When Monahan announced the changes before the start of the Tour Championship, there were still details to be worked out but the concept had been created. It had a two-fold impact: It enhanced the PGA Tour and it countered what LIV was selling.
It didn’t stop Cameron Smith and others from leaving after the Tour Championship, but Monahan believes it reinforced and strengthened the PGA Tour. Asked if what is happening is revolutionary or evolutionary, Monahan paused, saying there is more to come that he can’t talk about yet.
“It’s absolutely evolutionary,” he said.
The same can be said of the PGA Tour’s strategic alliance with the DP World Tour. It was possible what had been known as the European Tour might align with the Saudi-backed group behind LIV, but Monahan worked with DP World Tour CEO Keith Pelley and others to the benefit of both tours.
“He’s been fantastically collaborative,” said Guy Kinnings, deputy CEO of the DP World Tour.

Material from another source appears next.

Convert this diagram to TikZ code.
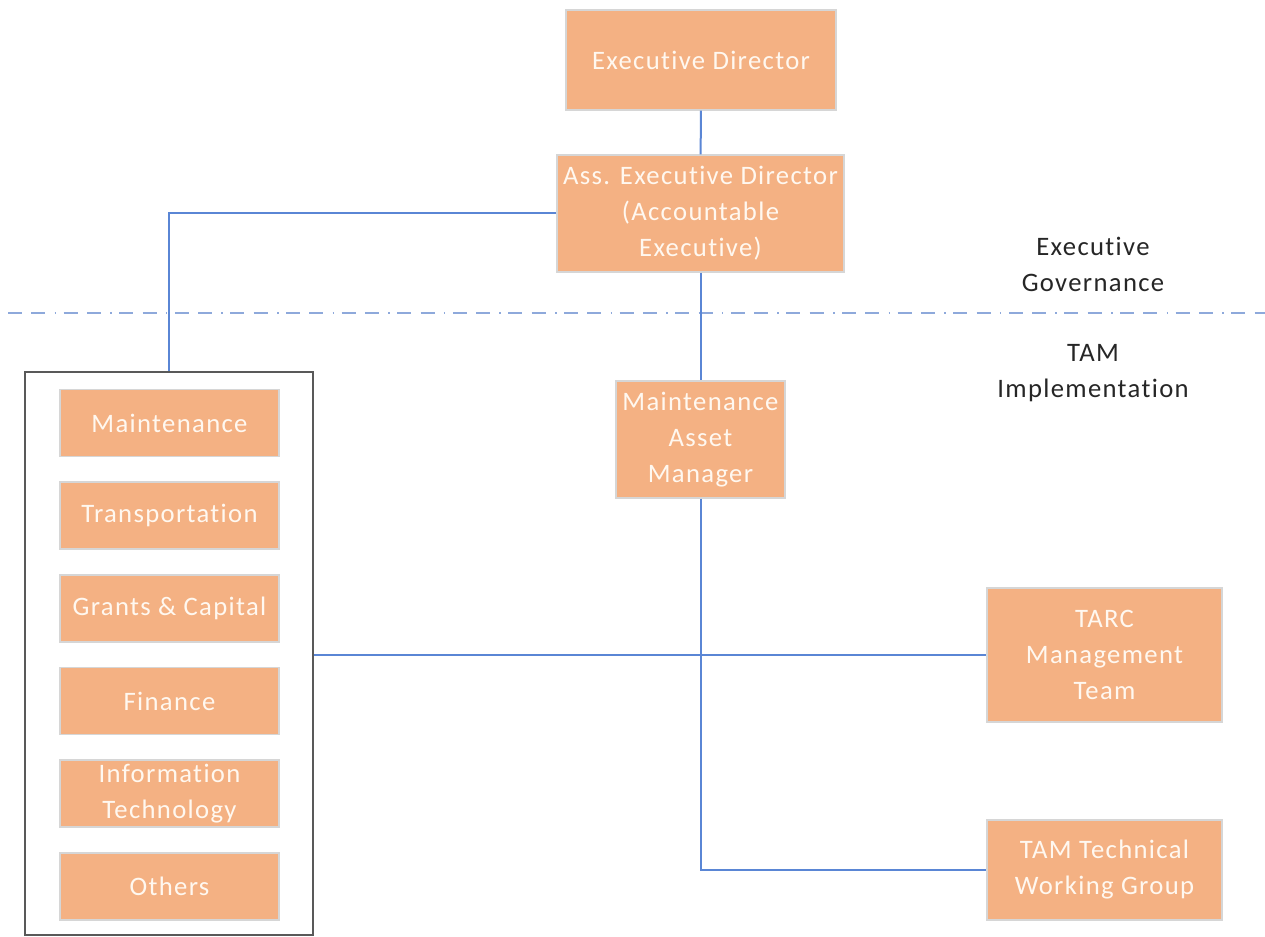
\documentclass[tikz,border=0pt]{standalone}
\usepackage{fontspec}
\setmainfont{Carlito}[LetterSpace=5, Ligatures=NoCommon, RawFeature=-liga]
\definecolor{boxfill}{HTML}{F4B183}
\definecolor{boxedge}{HTML}{D6D6D6}
\definecolor{boxtext}{HTML}{FFF8F0}
\definecolor{linkblue}{HTML}{5A86D5}
\definecolor{splitblue}{HTML}{8EA9DB}
\definecolor{groupedge}{HTML}{595959}
\definecolor{labeltext}{HTML}{262626}
\tikzset{
  orgbox/.style={fill=boxfill, draw=boxedge, line width=0.8pt, text=boxtext,
    align=center, inner sep=0pt, font=\fontsize{20}{27}\selectfont},
  link/.style={draw=linkblue, line width=1.5pt},
  split/.style={draw=splitblue, line width=1.5pt,
    dash pattern=on 10.5pt off 7pt on 10.5pt off 7pt on 1.2pt off 5.5pt},
  grouping/.style={draw=groupedge, line width=1.5pt, inner sep=0pt},
  zone/.style={text=labeltext, align=center, font=\fontsize{20}{27}\selectfont}
}
\begin{document}
\begin{tikzpicture}[x=0.75pt,y=-0.75pt]
\useasboundingbox (0,0) rectangle (1265,937);

% governance chain
\node[orgbox, minimum width=270*0.75pt, minimum height=100*0.75pt] (ed) at (701,60) {Executive Director};
\node[orgbox, minimum width=287*0.75pt, minimum height=117*0.75pt] (aed) at (700.5,213.5)
  {Ass. Executive Director\\(Accountable\\Executive)};

% boundary between governance and implementation
\coordinate (splitL) at (8,313);
\coordinate (splitR) at (1265,313);
\draw[split] (splitL) -- (splitR);
\node[zone] (govlbl) at (1093,264) {Executive\\Governance};
\node[zone] (implbl) at (1093,373) {TAM\\Implementation};

% departments group
\node[grouping, minimum width=288*0.75pt, minimum height=563*0.75pt] (grp) at (169,653.5) {};
\foreach \name/\yc/\txt in {mnt/423/Maintenance, trn/515.5/Transportation,
    grc/608.5/Grants \& Capital, fin/701/Finance,
    it/793.5/{Information\\Technology}, oth/886.5/Others}
  \node[orgbox, minimum width=219*0.75pt, minimum height=67*0.75pt] (\name) at (169.5,\yc) {\txt};

% implementation roles
\node[orgbox, minimum width=169*0.75pt, minimum height=117*0.75pt] (mam) at (700.5,439.5)
  {Maintenance\\Asset\\Manager};
\node[orgbox, minimum width=235*0.75pt, minimum height=134*0.75pt] (tarc) at (1104.5,655)
  {TARC\\Management\\Team};
\node[orgbox, minimum width=235*0.75pt, minimum height=100*0.75pt] (twg) at (1104.5,870)
  {TAM Technical\\Working Group};

% reporting lines
\draw[link] (ed) -- (aed);
\draw[link] (aed) -- (mam);
\draw[link] (aed.west) -| (grp.north);
\draw[link] (mam.south) |- (twg.west);
\draw[link] (grp.east |- tarc.west) -- (tarc.west);
\end{tikzpicture}
\end{document}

To anyone who suggests the PGA Tour needs someone other than Monahan as its leader – it has been a familiar refrain – Fred Couples made his point last week.
“He’s doing his job; he’s fighting for the tour. The bottom line is we’re not losing Jay Monahan and we’re not losing the tour. The tour is as strong as ever,” Couples said.
It’s time to leave the quiet of Quail Hollow’s wine room and go outside where the Presidents Cup is thumping along, having set records for sales and attendance.
Monahan has no plans to change the format as some have suggested. He takes the long view on the Presidents Cup and remains bullish on its future. The tour itself is getting better, Monahan said. Whether it was proactive or reactive, the path forward has Monahan inspired and excited.
He is steadfast in his principles, his beliefs and his vision. His summer has been consumed by fighting off the existential threat to the tour, cutting out much vacation time. It has not been enough to play defense. It has been about building a better way.
“I feel like we’re on a path to make (the PGA Tour) stronger, and I believe in my heart and soul, with every fiber of my body, that this tour is going to continue to thrive and continue to come back to its essence as the aspirational place to play at the highest level competitively,” Monahan said.
A moment later, the door to the wine room opens and Monahan steps outside toward the sunshine.